Quand j'étais petite fille, j'aimais beaucoup explorer mon propre espace. Je faisais des excursions plus ou moins longues, et l'une d'entre elles m'a menée jusqu'à l'Oder, ce fleuve qui coulait à seulement deux kilomètres de ma maison. Et, pour la première fois de ma vie, j'ai eu le sentiment d'être une conquérante. Ce fut une expérience fondatrice de mon enfance. Explorer le monde, en faire un espace de confiance et de sécurité. C'est quelque chose que ne connaissent plus les enfants d'aujourd'hui. Je me rappelle encore le moment où je suis arrivée face au fleuve, et ce fleuve était immense ; immense et magique. C'était quelque chose. Alors, je me suis dit : «Je l'ai fait.» Un petit kilomètre, mais un grand pas pour l'humanité ! (Rires.).
Les éléments naturels sont très présents dans votre livre, l’eau ne cesse d’apparaître, et les baleines ne sont jamais loin. L’eau a-t-elle pour vous quelque chose de mythique ?

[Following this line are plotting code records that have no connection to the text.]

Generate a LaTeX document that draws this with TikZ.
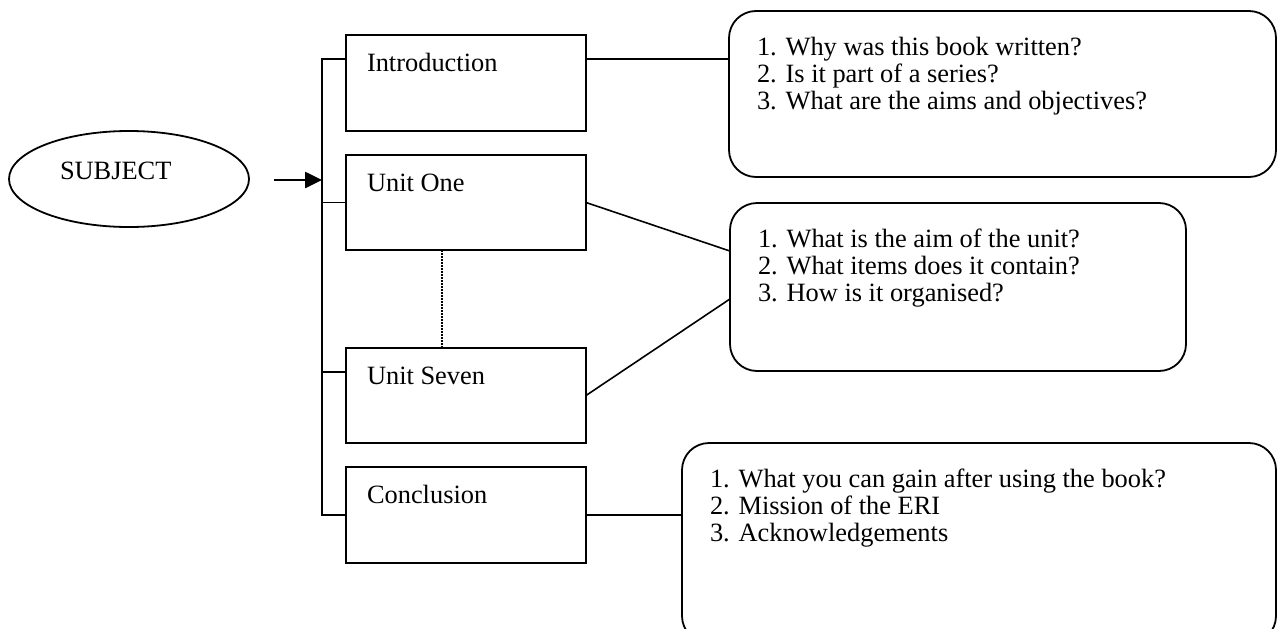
\documentclass[tikz,border=0pt]{standalone}
\usepackage{fontspec}
\setmainfont{Liberation Serif}
\usetikzlibrary{arrows.meta,calc,shapes.geometric}
\begin{document}
\begin{tikzpicture}[x=1pt,y=-1pt,
  lw/.style={line width=1.8pt},
  unitbox/.style={draw,lw,minimum width=240pt,anchor=north west,inner sep=0pt,outer sep=0pt},
  qbox/.style={draw,lw,rounded corners=27pt,anchor=north west,inner sep=0pt,outer sep=0pt},
  txt/.style={anchor=base west,inner sep=0pt,outer sep=0pt,font=\fontsize{26.4}{28}\selectfont},
  link/.style={line width=1.6pt},
  dotline/.style={line width=1.5pt,dash pattern=on 1.5pt off 1.5pt},
  headarrow/.style={line width=2.6pt,-{Triangle[length=17pt,width=16pt]}},
]
\useasboundingbox (0,0) rectangle (1277,629);
\clip (0,0) rectangle (1277,629);

% subject ellipse
\node[draw,lw,ellipse,minimum width=240pt,minimum height=96pt,inner sep=0pt] (subj) at (129,179) {};
\node[txt] (subjlbl) at (60,179) {SUBJECT};

% book parts
\node[unitbox,minimum height=96pt] (intro) at (346,35) {};
\node[unitbox,minimum height=95pt] (one) at (346,155) {};
\node[unitbox,minimum height=95pt] (seven) at (346,348) {};
\node[unitbox,minimum height=96pt] (concl) at (346,467) {};

\node[txt] (introlbl) at ($(intro.north west)+(21,36)$) {Introduction};
\node[txt] (onelbl) at ($(one.north west)+(21,36)$) {Unit One};
\node[txt] (sevenlbl) at ($(seven.north west)+(21,36)$) {Unit Seven};
\node[txt] (concllbl) at ($(concl.north west)+(21,36)$) {Conclusion};

% bracket joining the parts
\coordinate (spinex) at ($(intro.west)+(-24,0)$);
\draw[lw] ($(intro.north west)!0.25!(intro.south west)$) -- ++(-24,0) |- (concl.west);
\draw[lw] (one.west) -- ++(-24,0);
\draw[lw] ($(seven.north west)!0.25!(seven.south west)$) -- ++(-24,0);

% arrow from subject to bracket
\coordinate (arrowtail) at (274,180);
\draw[headarrow] (arrowtail) -- (arrowtail -| spinex);

% units in between
\draw[dotline] ($(one.south west)+(96,0)$) -- ($(seven.north west)+(96,0)$);

% question boxes
\node[qbox,minimum width=547pt,minimum height=166pt] (q1) at (729,11) {};
\node[qbox,minimum width=456pt,minimum height=168pt] (q2) at (730,203) {};
\node[qbox,minimum width=594pt,minimum height=200pt] (q3) at (682,443) {};

\node[txt] (q1a) at ($(q1.north west)+(28,44)$) {1. Why was this book written?};
\node[txt] (q1b) at ($(q1.north west)+(28,71)$) {2. Is it part of a series?};
\node[txt] (q1c) at ($(q1.north west)+(28,98)$) {3. What are the aims and objectives?};

\node[txt] (q2a) at ($(q2.north west)+(28,44)$) {1. What is the aim of the unit?};
\node[txt] (q2b) at ($(q2.north west)+(28,71)$) {2. What items does it contain?};
\node[txt] (q2c) at ($(q2.north west)+(28,98)$) {3. How is it organised?};

\node[txt] (q3a) at ($(q3.north west)+(28,44)$) {1. What you can gain after using the book?};
\node[txt] (q3b) at ($(q3.north west)+(28,71)$) {2. Mission of the ERI};
\node[txt] (q3c) at ($(q3.north west)+(28,98)$) {3. Acknowledgements};

% connectors
\draw[link] ($(intro.north east)!0.25!(intro.south east)$) coordinate (introout) -- (introout -| q1.west);
\draw[link] (one.east) -- ($(q2.north west)!0.286!(q2.south west)$);
\draw[link] (seven.east) -- ($(q2.north west)!0.571!(q2.south west)$);
\draw[link] (concl.east) -- (concl.east -| q3.west);
\end{tikzpicture}
\end{document}
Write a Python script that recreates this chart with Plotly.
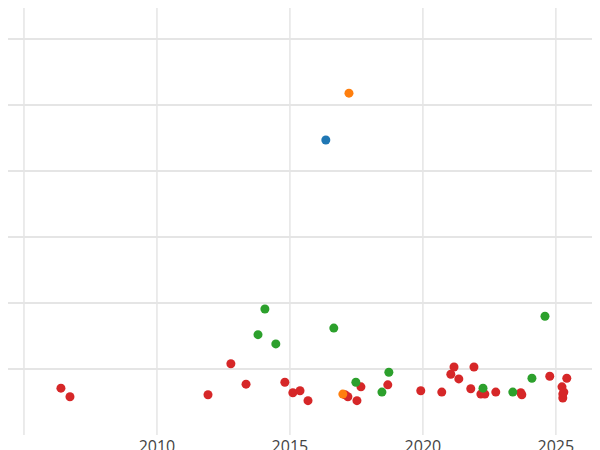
import plotly.graph_objects as go

red_x = [2006.39,2006.73,2011.92,2012.78,2013.35,2014.81,2015.11,2015.38,2015.68,2017.07,2017.18,2017.52,2017.67,2018.68,2019.92,2020.71,2021.05,2021.17,2021.35,2021.80,2021.92,2022.18,2022.33,2022.74,2023.68,2023.72,2024.77,2025.23,2025.26,2025.26,2025.30,2025.41]
red_y = [-0.29,-0.42,-0.39,0.08,-0.23,-0.20,-0.36,-0.33,-0.48,-0.39,-0.42,-0.48,-0.27,-0.24,-0.33,-0.35,-0.08,0.03,-0.15,-0.30,0.03,-0.38,-0.38,-0.35,-0.36,-0.39,-0.11,-0.27,-0.44,-0.38,-0.35,-0.14]
green_x = [2014.06,2013.80,2014.47,2016.65,2017.48,2018.46,2018.72,2022.26,2023.38,2024.10,2024.59]
green_y = [0.91,0.52,0.38,0.62,-0.20,-0.35,-0.05,-0.29,-0.35,-0.14,0.80]
blue_x = [2016.35]
blue_y = [3.47]
orange_x = [2017.22,2016.99]
orange_y = [4.18,-0.38]

fig = go.Figure()
for xs, ys, c in [(red_x, red_y, "#d62728"), (green_x, green_y, "#2ca02c"),
                  (orange_x, orange_y, "#ff7f0e"), (blue_x, blue_y, "#1f77b4")]:
    fig.add_trace(go.Scatter(x=xs, y=ys, mode="markers", marker=dict(color=c, size=9), showlegend=False))

fig.update_layout(
    template="plotly_white", width=600, height=450,
    margin=dict(l=0, r=0, t=0, b=23, pad=0, autoexpand=False),
    xaxis=dict(range=[2004.4, 2026.96], tickvals=[2010, 2015, 2020, 2025], showgrid=False,
               zeroline=False, ticklabelstandoff=0, tickfont=dict(size=16, color="#444")),
    yaxis=dict(range=[-1.0, 5.47], dtick=1, showticklabels=False, zeroline=False,
               gridcolor="#e5e5e5", gridwidth=1.5),
)
for v in [2005, 2010, 2015, 2020, 2025]:
    fig.add_vline(x=v, line=dict(color="#e5e5e5", width=1.5), layer="below")
fig.write_html("out.html")
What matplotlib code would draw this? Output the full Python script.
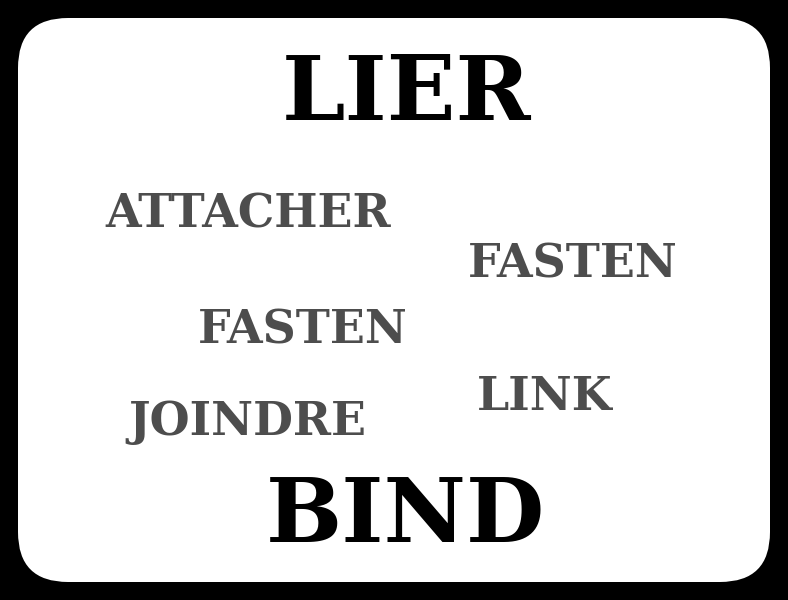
import matplotlib.pyplot as plt
from matplotlib.patches import FancyBboxPatch

# Title words (black) and the related words (gray)
main_words = ['LIER', 'BIND']
main_x = [407, 405]
main_y = [95, 518]

other_words = ['ATTACHER', 'FASTEN', 'FASTEN', 'LINK', 'JOINDRE']
other_x = [248, 573, 303, 545, 247]
other_y = [215, 265, 330, 397, 422]

fig = plt.figure(figsize=(7.88, 6), dpi=100, facecolor='black')
ax = fig.add_axes([0, 0, 1, 1])
ax.set_xlim(0, 788)
ax.set_ylim(600, 0)
ax.axis('off')

card = FancyBboxPatch((68, 68), 652, 464, boxstyle='round,pad=0,rounding_size=50',
                      facecolor='white', edgecolor='none')
card.set_boxstyle('round', pad=50, rounding_size=50)
ax.add_patch(card)

for w, x, y in zip(main_words, main_x, main_y):
    ax.text(x, y, w, ha='center', va='center', fontsize=65, fontweight='bold',
            family='DejaVu Serif', color='black')

for w, x, y in zip(other_words, other_x, other_y):
    ax.text(x, y, w, ha='center', va='center', fontsize=33, fontweight='bold',
            family='DejaVu Serif', color='#4d4d4d')

fig.savefig('out.png', dpi=100, facecolor='black')
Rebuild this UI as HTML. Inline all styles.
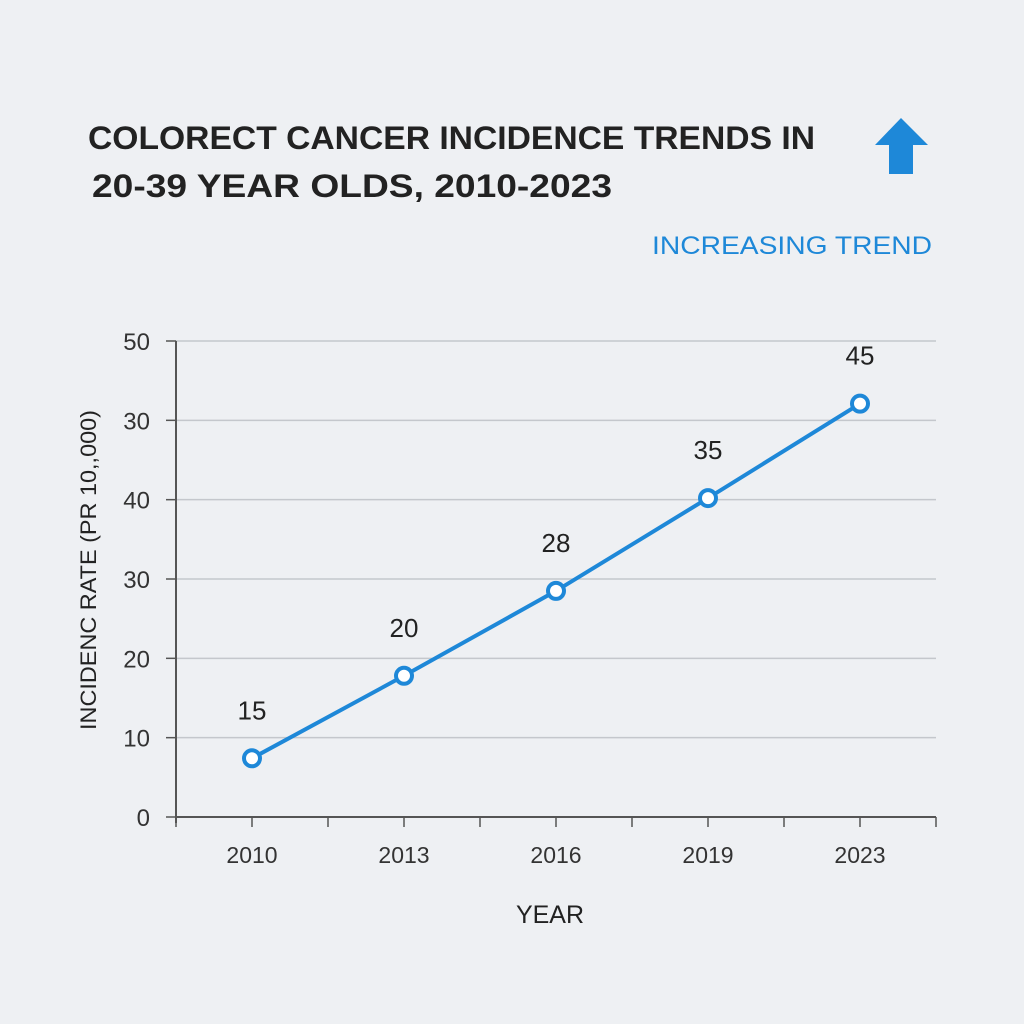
<!DOCTYPE html>
<html><head><meta charset="utf-8"><style>
body{margin:0;background:#eef0f3;}
svg{display:block;font-family:"Liberation Sans",sans-serif;}
</style></head><body>
<svg id="chart" width="1024" height="1024" viewBox="0 0 1024 1024">
<rect width="1024" height="1024" fill="#eef0f3"/>
<text x="88" y="149" font-size="32" font-weight="bold" fill="#222" textLength="727" lengthAdjust="spacingAndGlyphs">COLORECT CANCER INCIDENCE TRENDS IN</text>
<text x="92" y="197" font-size="32" font-weight="bold" fill="#222" textLength="520" lengthAdjust="spacingAndGlyphs">20-39 YEAR OLDS, 2010-2023</text>
<polygon points="901,118 928,145 913,145 913,174 889,174 889,145 875,145" fill="#1e88d8"/>
<text x="652" y="254" font-size="25" fill="#1e88d8" textLength="280" lengthAdjust="spacingAndGlyphs">INCREASING TREND</text>
<text transform="translate(96,570) rotate(-90)" font-size="22" text-anchor="middle" fill="#222" textLength="320" lengthAdjust="spacingAndGlyphs">INCIDENC RATE (PR 10,,000)</text>
<text x="550" y="923" font-size="25" text-anchor="middle" fill="#222">YEAR</text>
<g id="grid"></g><g id="axes"></g><g id="marks"></g>
</svg>
<script>
const categories=["2010","2013","2016","2019","2023"];
const values=[7.4,17.8,28.5,40.2,52.1];
const pointLabels=["15","20","28","35","45"];
const yTickValues=[0,10,20,30,40,50,60];
const yTickLabels=["0","10","20","30","40","30","50"];
const NS="http://www.w3.org/2000/svg";
const L=176,R=936,T=341,B=817,yMax=60;
const band=(R-L)/categories.length;
const xs=i=>L+(i+0.5)*band;
const ys=v=>B-(v/yMax)*(B-T);
function mk(tag,attrs,parent,text){const e=document.createElementNS(NS,tag);for(const k in attrs)e.setAttribute(k,attrs[k]);if(text!==undefined)e.textContent=text;document.getElementById(parent).appendChild(e);return e;}
yTickValues.forEach((v,i)=>{
  const y=ys(v);
  if(v>0){const g=mk('line',{x1:L,x2:R,y1:y,y2:y,stroke:'#c4c7cc','stroke-width':1.5},'grid');
  
  }
  const t=mk('line',{x1:L-10,x2:L,y1:y,y2:y,stroke:'#555','stroke-width':1.5},'axes');
  
  
  const lb=mk('text',{x:L-26,y:y+9,'font-size':24,'text-anchor':'end',fill:'#333'},'axes',yTickLabels[i]);
  
  
});
const ya=mk('line',{x1:L,x2:L,y1:T,y2:B+6,stroke:'#555','stroke-width':2},'axes');


const xa=mk('line',{x1:L,x2:R,y1:B,y2:B,stroke:'#555','stroke-width':2},'axes');


for(let i=0;i<=categories.length*2;i++){
  const x=L+i*band/2;
  const t=mk('line',{x1:x,x2:x,y1:B,y2:B+10,stroke:'#555','stroke-width':1.5},'axes');
  
  
}
categories.forEach((c,i)=>{
  const lb=mk('text',{x:xs(i),y:B+46,'font-size':23,'text-anchor':'middle',fill:'#333'},'axes',c);
  
  
});
const line=mk('polyline',{points:values.map((v,i)=>xs(i)+','+ys(v)).join(' '),fill:'none',stroke:'#1e88d8','stroke-width':4},'marks');


values.forEach((v,i)=>{
  const p=mk('circle',{cx:xs(i),cy:ys(v),r:8,fill:'#fff',stroke:'#1e88d8','stroke-width':4},'marks');
  
  
  const t=mk('text',{x:xs(i),y:ys(v)-39,'font-size':26,'text-anchor':'middle',fill:'#222'},'marks',pointLabels[i]);
  
  
});
</script>
</body></html>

Bien sûr. L’eau est la métaphore de notre inconscient. Elle est une limite, le symbole de la frontière que nous pouvons franchir. L’embarcation, le bateau est un autre genre de symbole. Je crois que l’idée de fendre les eaux est encore très présente dans la conscience humaine. Mais l’eau peut aussi être plate, périlleuse, ou au contraire une entité fertile, qui nous donne le pouvoir de croître, comme les plantes. L’eau est un éternel réservoir à significations. Quant à moi, en cartographiant le territoire de mon enfance, j’ai très tôt découvert que les cours d’eau avaient la même forme que les nerfs humains, que nos veines. Ce livre est aussi profondément ancré dans l’essence fractale des choses, le fait que ce qui est grand est très proche de ce qui est petit. Nous vivons dans un microcosme."